La fin est à ce titre un superbe pied de nez : revenant dans une chambre d’hôpital vide, Sam se précipite à la fenêtre par laquelle son père vient de disparaître ; on la voit regarder en bas, horrifiée, puis en haut, vers les oiseaux, et sourire mi-joyeuse mi-goguenarde, comme l’ex-junkie qu’elle est (Stone, Emma). Tel une Parque, Alejandro González Iñárritu coupe alors le fil de son film-plan-séquence : il est libre d’en finir – avec Birdman, les héros, les oiseaux –, libre de ne pas trancher entre l’envolée et le suicidé2.
Libre.
(Et le spectateur de rire lui aussi, mi-heureux mi-goguenard. Salaud de génie, tu nous auras bien promenés !)
Emma Stone… magic in the neon light
Et toujours, cette question en suspens : va-t-elle sauter ?
1 Cela donne un peu le tournis au deuxième rang (le cinéma était blindé).

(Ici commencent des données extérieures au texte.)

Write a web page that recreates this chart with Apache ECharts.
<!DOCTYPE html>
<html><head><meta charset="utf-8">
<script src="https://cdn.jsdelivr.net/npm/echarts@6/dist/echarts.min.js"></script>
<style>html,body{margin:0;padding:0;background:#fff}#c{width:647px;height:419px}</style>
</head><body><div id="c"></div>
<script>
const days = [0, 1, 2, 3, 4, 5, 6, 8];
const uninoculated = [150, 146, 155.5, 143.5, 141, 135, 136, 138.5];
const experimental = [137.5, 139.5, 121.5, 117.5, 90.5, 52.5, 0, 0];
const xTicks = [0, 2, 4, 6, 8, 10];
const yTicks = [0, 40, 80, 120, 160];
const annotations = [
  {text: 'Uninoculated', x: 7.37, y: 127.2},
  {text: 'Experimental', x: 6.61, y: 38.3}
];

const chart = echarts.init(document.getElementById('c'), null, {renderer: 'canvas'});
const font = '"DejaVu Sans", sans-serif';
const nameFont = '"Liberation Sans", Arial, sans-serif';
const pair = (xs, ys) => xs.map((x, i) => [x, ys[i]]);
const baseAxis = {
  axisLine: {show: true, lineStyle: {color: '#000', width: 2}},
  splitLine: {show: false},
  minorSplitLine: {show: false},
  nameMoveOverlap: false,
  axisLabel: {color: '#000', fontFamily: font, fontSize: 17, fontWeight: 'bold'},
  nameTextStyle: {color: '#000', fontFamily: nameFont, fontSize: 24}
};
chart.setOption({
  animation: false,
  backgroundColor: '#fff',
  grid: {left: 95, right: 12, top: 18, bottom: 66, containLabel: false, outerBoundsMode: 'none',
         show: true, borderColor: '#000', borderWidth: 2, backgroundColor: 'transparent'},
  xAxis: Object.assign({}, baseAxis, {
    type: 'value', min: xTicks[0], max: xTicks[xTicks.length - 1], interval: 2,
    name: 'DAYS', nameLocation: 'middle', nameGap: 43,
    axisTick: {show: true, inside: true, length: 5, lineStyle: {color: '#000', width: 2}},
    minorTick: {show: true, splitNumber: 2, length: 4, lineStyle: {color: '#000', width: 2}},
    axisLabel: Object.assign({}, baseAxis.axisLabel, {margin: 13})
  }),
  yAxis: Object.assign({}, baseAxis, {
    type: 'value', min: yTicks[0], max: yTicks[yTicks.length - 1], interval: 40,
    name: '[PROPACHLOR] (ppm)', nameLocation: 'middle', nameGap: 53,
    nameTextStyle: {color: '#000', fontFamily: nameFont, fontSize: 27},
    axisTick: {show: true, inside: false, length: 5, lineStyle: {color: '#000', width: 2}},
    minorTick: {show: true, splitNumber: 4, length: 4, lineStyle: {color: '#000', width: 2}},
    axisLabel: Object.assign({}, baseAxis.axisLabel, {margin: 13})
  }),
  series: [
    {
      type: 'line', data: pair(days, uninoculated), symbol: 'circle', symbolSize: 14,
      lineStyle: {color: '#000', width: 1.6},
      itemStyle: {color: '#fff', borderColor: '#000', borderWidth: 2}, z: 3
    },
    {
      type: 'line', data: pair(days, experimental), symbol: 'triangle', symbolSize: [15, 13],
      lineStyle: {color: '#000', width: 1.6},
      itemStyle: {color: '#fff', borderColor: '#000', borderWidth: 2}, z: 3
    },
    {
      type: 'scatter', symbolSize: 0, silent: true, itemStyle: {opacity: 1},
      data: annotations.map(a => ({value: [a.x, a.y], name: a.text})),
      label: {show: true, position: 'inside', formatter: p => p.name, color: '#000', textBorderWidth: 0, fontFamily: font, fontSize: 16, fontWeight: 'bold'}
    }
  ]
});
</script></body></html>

2 « Est-ce qu’il va sauter ? Cela évoque à la fois Peter Pan et les corps qui tombent des tours du World Trade Center, le merveilleux de l’enfance et la part la plus sombre du monde d’aujourd’hui. » Pascale Ferran à propos de son film… Bird people ! Ça ne s’invente pas : hasard d’une interview lue il y a quelques jours dans le Trois couleurs de juin dernier, avant de le jeter.